Everyone watching recent market activity closely should have noticed three changes in market leadership. First, a change in the precious metals momentum, as gold and silver lost their luster, even in the face of the revival of European sovereign debt woes. SPDR Gold Trust (NYSEARCA:GLD) lost close to 1%, while iShares Silver Trust (NYSEARCA:SLV) was virtually flat.
Second, there has been a shift in investor interest from high technology stocks that have powered the market rally since mid-November to defensive sectors like healthcare and pharmaceuticals. Amedisys (NASDAQ:AMED) was up 5 percent, Pfizer, Aetna (NYSE:AET) and UnitedHealth Group (NYSE:UNH) up 3.5 percent (UNH is trading at a 52-week high) and Merck (NYSE:MRK) was up 2 percent.

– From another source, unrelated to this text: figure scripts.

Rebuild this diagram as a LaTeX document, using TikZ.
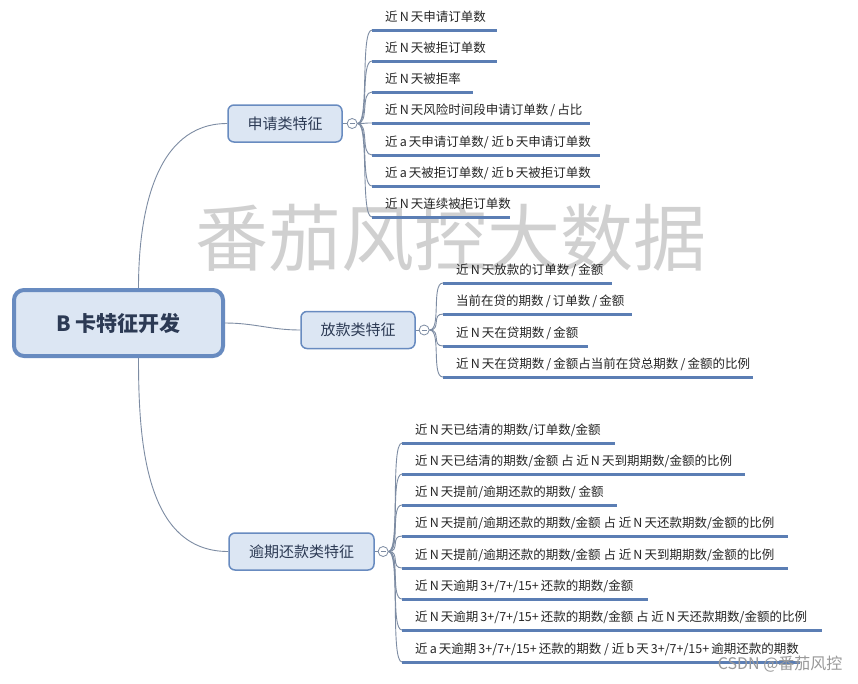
\documentclass[tikz,border=0pt]{standalone}
\usepackage{fontspec}
\setmainfont{Noto Sans CJK SC}
\usepackage{xcolor}
\usetikzlibrary{positioning}
\definecolor{boxblue}{RGB}{220,230,243}
\definecolor{edgeblue}{RGB}{104,139,192}
\definecolor{lineblue}{RGB}{91,126,180}
\definecolor{linkgray}{RGB}{125,140,163}
\definecolor{inkblue}{RGB}{44,58,84}
\definecolor{markgray}{RGB}{208,208,208}

\begin{document}
\begin{tikzpicture}[x=1pt, y=-1pt,
  root/.style={rectangle, rounded corners=10pt, draw=edgeblue, line width=4pt, fill=boxblue,
    minimum width=209pt, minimum height=66pt, font=\fontsize{21}{24}\selectfont\bfseries, text=inkblue},
  cat/.style={rectangle, rounded corners=6pt, draw=edgeblue, line width=1.5pt, fill=boxblue,
    minimum height=37pt, font=\fontsize{15}{18}\selectfont, text=inkblue},
  fold/.style={circle, draw=linkgray, fill=white, line width=0.8pt, inner sep=0pt, minimum size=10pt,
    path picture={\draw[linkgray, line width=0.7pt] ([xshift=-2.5pt]path picture bounding box.center) -- ([xshift=2.5pt]path picture bounding box.center);}},
  uline/.style={lineblue, line width=3pt},
  leaf/.style={anchor=south west, inner xsep=13pt, inner ysep=6pt, text height=9pt, text depth=2pt,
    font=\fontsize{12.5}{14}\selectfont, text=black!85,
    append after command={(\tikzlastnode.south west) edge[uline] ([xshift=#1pt]\tikzlastnode.south west)}},
  link/.style={linkgray, line width=0.9pt}]
\useasboundingbox[fill=white] (0,0) rectangle (858,683);
\node[font=\fontsize{73}{80}\selectfont, text=markgray] (wm) at (451,238) {番茄风控大数据};

\node[root] (root) at (118.5,323) {B\,卡特征开发};
\node[cat, minimum width=114pt] (sq) at (285,123.5) {申请类特征};
\node[cat, minimum width=114pt] (fk) at (358,330) {放款类特征};
\node[cat, minimum width=145pt] (yq) at (301.5,551.5) {逾期还款类特征};
\node[fold, right=4pt of sq] (sq-f) {};
\node[fold, right=3pt of fk] (fk-f) {};
\node[fold, right=3pt of yq] (yq-f) {};

% 申请类
\node[leaf=125] (sq1) at (372,30) {近\,N\,天申请订单数};
\node[leaf=125] (sq2) at (372,61) {近\,N\,天被拒订单数};
\node[leaf=101] (sq3) at (372,92) {近\,N\,天被拒率};
\node[leaf=218] (sq4) at (372,123) {近\,N\,天风险时间段申请订单数\,/\,占比};
\node[leaf=228] (sq5) at (372,155) {近\,a\,天申请订单数/ 近\,b\,天申请订单数};
\node[leaf=228] (sq6) at (372,186) {近\,a\,天被拒订单数/ 近\,b\,天被拒订单数};
\node[leaf=138] (sq7) at (372,217) {近\,N\,天连续被拒订单数};

% 放款类
\node[leaf=169] (fk1) at (443,283) {近\,N\,天放款的订单数\,/\,金额};
\node[leaf=189] (fk2) at (443,314) {当前在贷的期数\,/\,订单数\,/\,金额};
\node[leaf=145] (fk3) at (443,346) {近\,N\,天在贷期数\,/\,金额};
\node[leaf=310] (fk4) at (443,377) {近\,N\,天在贷期数\,/\,金额占当前在贷总期数\,/\,金额的比例};

% 逾期还款类
\node[leaf=213] (yq1) at (402,443) {近\,N\,天已结清的期数/订单数/金额};
\node[leaf=343] (yq2) at (402,474) {近\,N\,天已结清的期数/金额 占 近\,N\,天到期期数/金额的比例};
\node[leaf=215] (yq3) at (402,505) {近\,N\,天提前/逾期还款的期数/ 金额};
\node[leaf=386] (yq4) at (402,536) {近\,N\,天提前/逾期还款的期数/金额 占 近\,N\,天还款期数/金额的比例};
\node[leaf=386] (yq5) at (402,568) {近\,N\,天提前/逾期还款的期数/金额 占 近\,N\,天到期期数/金额的比例};
\node[leaf=246] (yq6) at (402,599) {近\,N\,天逾期\,3+/7+/15+\,还款的期数/金额};
\node[leaf=420] (yq7) at (402,630) {近\,N\,天逾期\,3+/7+/15+\,还款的期数/金额 占 近\,N\,天还款期数/金额的比例};
\node[leaf=398] (yq8) at (402,662) {近\,a\,天逾期\,3+/7+/15+\,还款的期数 / 近\,b\,天\,3+/7+/15+\,逾期还款的期数};

\draw[link] ([xshift=20pt]root.north) to[out=90, in=180] (sq.west);
\draw[link] (root.east) to[out=0, in=180] (fk.west);
\draw[link] ([xshift=20pt]root.south) to[out=-90, in=180] (yq.west);
\foreach \b in {sq,fk,yq} \draw[link] (\b.east) -- (\b-f.west);
\foreach \i in {1,...,7} \draw[link] (sq-f.east) .. controls +(12,0) and +(-12,0) .. (sq\i.south west);
\foreach \i in {1,...,4} \draw[link] (fk-f.east) .. controls +(12,0) and +(-12,0) .. (fk\i.south west);
\foreach \i in {1,...,8} \draw[link] (yq-f.east) .. controls +(12,0) and +(-12,0) .. (yq\i.south west);

\node[anchor=east, font=\fontsize{16}{18}\selectfont, text=black!40] (csdn) at (846,664) {CSDN @番茄风控};
\end{tikzpicture}
\end{document}
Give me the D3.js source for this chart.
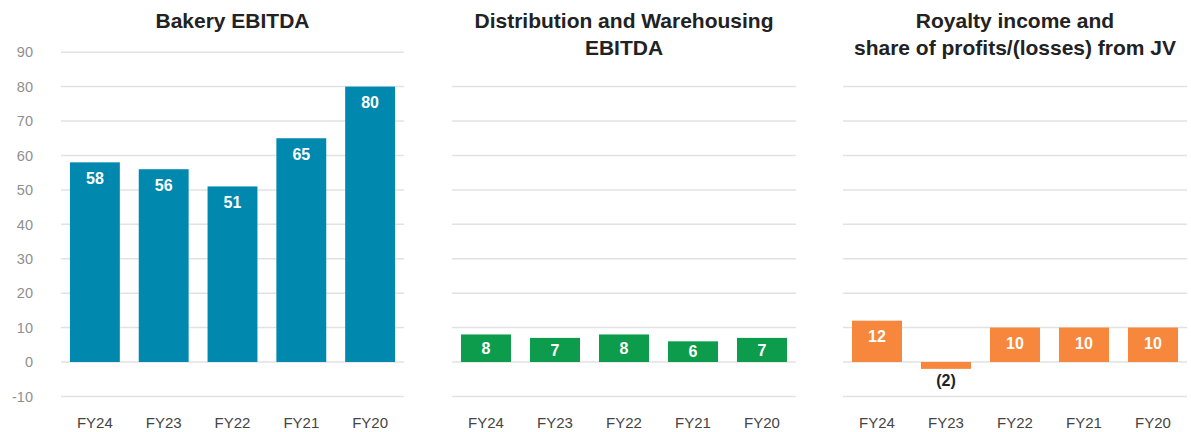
<!DOCTYPE html>
<html>
<head>
<meta charset="utf-8">
<script src="https://cdn.jsdelivr.net/npm/d3@7"></script>
<style>
  body { margin: 0; background: #fff; }
  svg { display: block; font-family: "Liberation Sans", Arial, sans-serif; }
</style>
</head>
<body>
<div id="chart"></div>
<script>
// categories and values
var years = ["FY24", "FY23", "FY22", "FY21", "FY20"];
var bakery = [58, 56, 51, 65, 80];
var distribution = [8, 7, 8, 6, 7];
var royalty = [12, -2, 10, 10, 10];
var ticksFull = [-10, 0, 10, 20, 30, 40, 50, 60, 70, 80, 90];
var ticksShort = [-10, 0, 10, 20, 30, 40, 50, 60, 70, 80];

var W = 1191, H = 432;
var svg = d3.select("#chart").append("svg")
    .attr("width", W).attr("height", H);

// shared vertical scale
var y = d3.scaleLinear().domain([-10, 90]).range([396.4, 52.2]);

var panels = [
  { title: ["Bakery EBITDA"], data: bakery, color: "#0088ae", x0: 61, x1: 404, ticks: ticksFull, labels: true },
  { title: ["Distribution and Warehousing", "EBITDA"], data: distribution, color: "#0c9c4b", x0: 452, x1: 796, ticks: ticksShort, labels: false },
  { title: ["Royalty income and", "share of profits/(losses) from JV"], data: royalty, color: "#f6873d", x0: 843, x1: 1187, ticks: ticksShort, labels: false }
];

panels.forEach(function(p) {
  var g = svg.append("g");
  var x = d3.scaleBand().domain(years).range([p.x0, p.x1])
      .paddingInner(0.275).paddingOuter(0.13);

  // gridlines
  g.selectAll(".grid").data(p.ticks).enter().append("line")
      .attr("x1", p.x0).attr("x2", p.x1)
      .attr("y1", function(d) { return y(d); })
      .attr("y2", function(d) { return y(d); })
      .attr("stroke", "#e2e2e2").attr("stroke-width", 1.5);

  // y tick labels (first panel only)
  if (p.labels) {
    g.selectAll(".tick").data(p.ticks).enter().append("text")
        .attr("x", 33).attr("y", function(d) { return y(d); })
        .attr("dy", "0.36em")
        .attr("text-anchor", "end")
        .attr("fill", "#8f8f8f")
        .style("font-size", "14.5px")
        .text(function(d) { return d; });
  }

  // title
  g.append("text")
      .attr("x", (p.x0 + p.x1) / 2)
      .attr("text-anchor", "middle")
      .attr("fill", "#222")
      .style("font-size", "21px").style("font-weight", "bold")
      .selectAll("tspan").data(p.title).enter().append("tspan")
      .attr("x", (p.x0 + p.x1) / 2)
      .attr("y", function(d, i) { return 28 + i * 27; })
      .text(function(d) { return d; });

  // bars
  g.selectAll(".bar").data(p.data).enter().append("rect")
      .attr("x", function(d, i) { return x(years[i]); })
      .attr("width", x.bandwidth())
      .attr("y", function(d) { return y(Math.max(0, d)); })
      .attr("height", function(d) { return Math.abs(y(d) - y(0)); })
      .attr("fill", p.color);

  // value labels
  g.selectAll(".val").data(p.data).enter().append("text")
      .attr("x", function(d, i) { return x(years[i]) + x.bandwidth() / 2; })
      .attr("y", function(d) {
        if (d < 0) return y(d) + 11;
        var h = y(0) - y(d);
        return y(d) + Math.min(h / 2, 16);
      })
      .attr("dy", "0.36em")
      .attr("text-anchor", "middle")
      .attr("fill", function(d) { return d < 0 ? "#222" : "#fff"; })
      .style("font-size", "16px").style("font-weight", "bold")
      .text(function(d) { return d < 0 ? "(" + Math.abs(d) + ")" : d; });

  // category labels
  g.selectAll(".cat").data(years).enter().append("text")
      .attr("x", function(d) { return x(d) + x.bandwidth() / 2; })
      .attr("y", 428)
      .attr("text-anchor", "middle")
      .attr("fill", "#444")
      .style("font-size", "15px")
      .text(function(d) { return d; });
});
</script>
</body>
</html>
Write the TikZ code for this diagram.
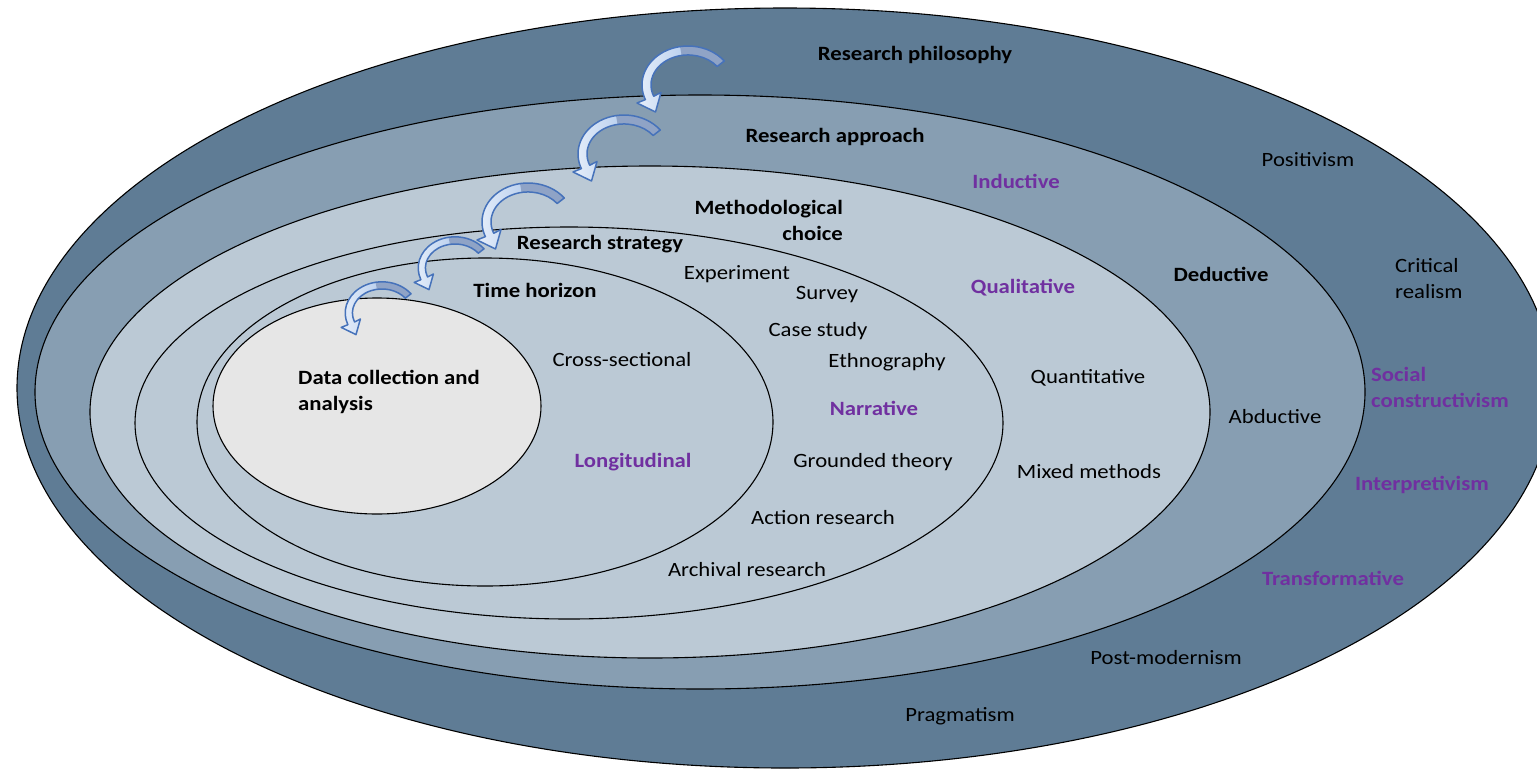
\documentclass[tikz,border=0pt]{standalone}
\usepackage{fontspec}
\setmainfont{Carlito}[FakeStretch=1.12]
\definecolor{ringA}{RGB}{95,124,149}
\definecolor{ringB}{RGB}{135,158,178}
\definecolor{ringC}{RGB}{187,201,213}
\definecolor{core}{RGB}{230,230,230}
\definecolor{violet}{RGB}{112,48,160}
\definecolor{arrowline}{RGB}{70,114,186}
\definecolor{arrowback}{RGB}{143,163,198}
\definecolor{arrowlight}{RGB}{230,238,250}
\definecolor{arrowblue}{RGB}{150,183,228}
\tikzset{
  txt/.style={font=\fontsize{20.3}{26}\selectfont, inner sep=0pt, text=black},
  bd/.style={font=\fontsize{20.3}{26}\selectfont\bfseries, inner sep=0pt, text=black},
  pr/.style={bd, text=violet},
  ring/.style={draw=black, line width=1.1pt},
  curvarrow/.pic={
    \begin{scope}[yscale=-1]
      % whole ribbon with the arrow head
      \path[left color=arrowlight, right color=arrowblue]
        (36.25,24.01) arc[start angle=38, end angle=202, x radius=46, y radius=39]
        -- (-51,-18) -- (-32.5,-27) -- (-27,-7.5) -- (-34.3,-11.2)
        arc[start angle=202, end angle=38, x radius=37, y radius=30] -- cycle;
      % back side of the ribbon
      \fill[arrowback]
        (36.25,24.01) arc[start angle=38, end angle=100, x radius=46, y radius=39]
        -- (-6.4,29.5) arc[start angle=100, end angle=38, x radius=37, y radius=30] -- cycle;
      \draw[arrowline, line width=1.5pt, line join=round]
        (36.25,24.01) arc[start angle=38, end angle=202, x radius=46, y radius=39]
        -- (-51,-18) -- (-32.5,-27) -- (-27,-7.5) -- (-34.3,-11.2)
        arc[start angle=202, end angle=38, x radius=37, y radius=30] -- cycle;
    \end{scope}
  }
}
\begin{document}
\begin{tikzpicture}[x=1pt,y=-1pt]
\useasboundingbox (0,0) rectangle (1537,769);

% nested layers of the onion
\fill[ringA] (785,388) ellipse [x radius=768, y radius=380];
\draw[ring] (785,388) ellipse [x radius=768, y radius=380];
\filldraw[ring, fill=ringB] (700,392) ellipse [x radius=665, y radius=297];
\filldraw[ring, fill=ringC] (650,412) ellipse [x radius=560, y radius=246];
\draw[ring] (569,423) ellipse [x radius=434, y radius=196];
\draw[ring] (485,422) ellipse [x radius=288, y radius=164];
\filldraw[ring, fill=core] (377,406) ellipse [x radius=164, y radius=108];

% curved arrows stepping inward
\pic[scale=0.8] (a5) at (382,313) {curvarrow};
\pic[scale=0.8] (a4) at (455,268) {curvarrow};
\pic (a3) at (528,222) {curvarrow};
\pic (a2) at (624,154) {curvarrow};
\pic (a1) at (688,85) {curvarrow};

% layer titles
\node[bd] (philo) at (915,55) {Research philosophy};
\node[bd] (appr) at (835,137) {Research approach};
\node[bd, align=right, anchor=east] (meth) at (843,220) {Methodological\\choice};
\node[bd] (strat) at (600,244) {Research strategy};
\node[bd] (time) at (535,290) {Time horizon};
\node[bd, align=left, anchor=west] (data) at (298,392) {Data collection and\\analysis};

% philosophies
\node[txt] (pos) at (1308,160) {Positivism};
\node[txt, align=left, anchor=west] (crit) at (1395,279) {Critical\\realism};
\node[pr, align=left, anchor=west] (soc) at (1371,387) {Social\\constructivism};
\node[pr] (interp) at (1422,485) {Interpretivism};
\node[pr] (trans) at (1333,578) {Transformative};
\node[txt] (postm) at (1166,658) {Post-modernism};
\node[txt] (prag) at (960,716) {Pragmatism};

% approaches
\node[pr] (ind) at (1016,181) {Inductive};
\node[bd] (ded) at (1221,274) {Deductive};
\node[txt] (abd) at (1275,417) {Abductive};

% methodological choices
\node[pr] (qual) at (1023,288) {Qualitative};
\node[txt] (quant) at (1088,378) {Quantitative};
\node[txt] (mixed) at (1089,472) {Mixed methods};

% strategies
\node[txt] (exp) at (737,274) {Experiment};
\node[txt] (surv) at (827,295) {Survey};
\node[txt] (case) at (818,331) {Case study};
\node[txt] (ethno) at (887,362) {Ethnography};
\node[pr] (narr) at (874,408) {Narrative};
\node[txt] (ground) at (873,462) {Grounded theory};
\node[txt] (action) at (823,518) {Action research};
\node[txt] (arch) at (747,570) {Archival research};

% time horizons
\node[txt] (cross) at (622,360) {Cross-sectional};
\node[pr] (longi) at (633,462) {Longitudinal};
\end{tikzpicture}
\end{document}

Third, there has been a change is within the technology sector, in which investor interest shifted from high-fliers like Apple (NASDAQ:AAPL), Google (NASDAQ:GOOG), IBM (NYSE:IBM), and Priceline.com (NASDAQ:PCLN) to laggards like Microsoft (NASDAQ:MSFT) that reported better than expected earnings on strong demand across its product lines, and eBay (NASDAQ:EBAY), which also reported strong earnings on robust demand for its PayPal services.
Five-day Performance (%)
While it isn't yet clear whether this market leadership change is part of a trend or simply an a statistical aberration, it is a stark reminder for investors that market returns converge to the economy's average rate of return. Whenever one sector is overbought, investors flee it for other sectors that are overlooked and underbought. That's why active investors should rebalance their portfolio accordingly.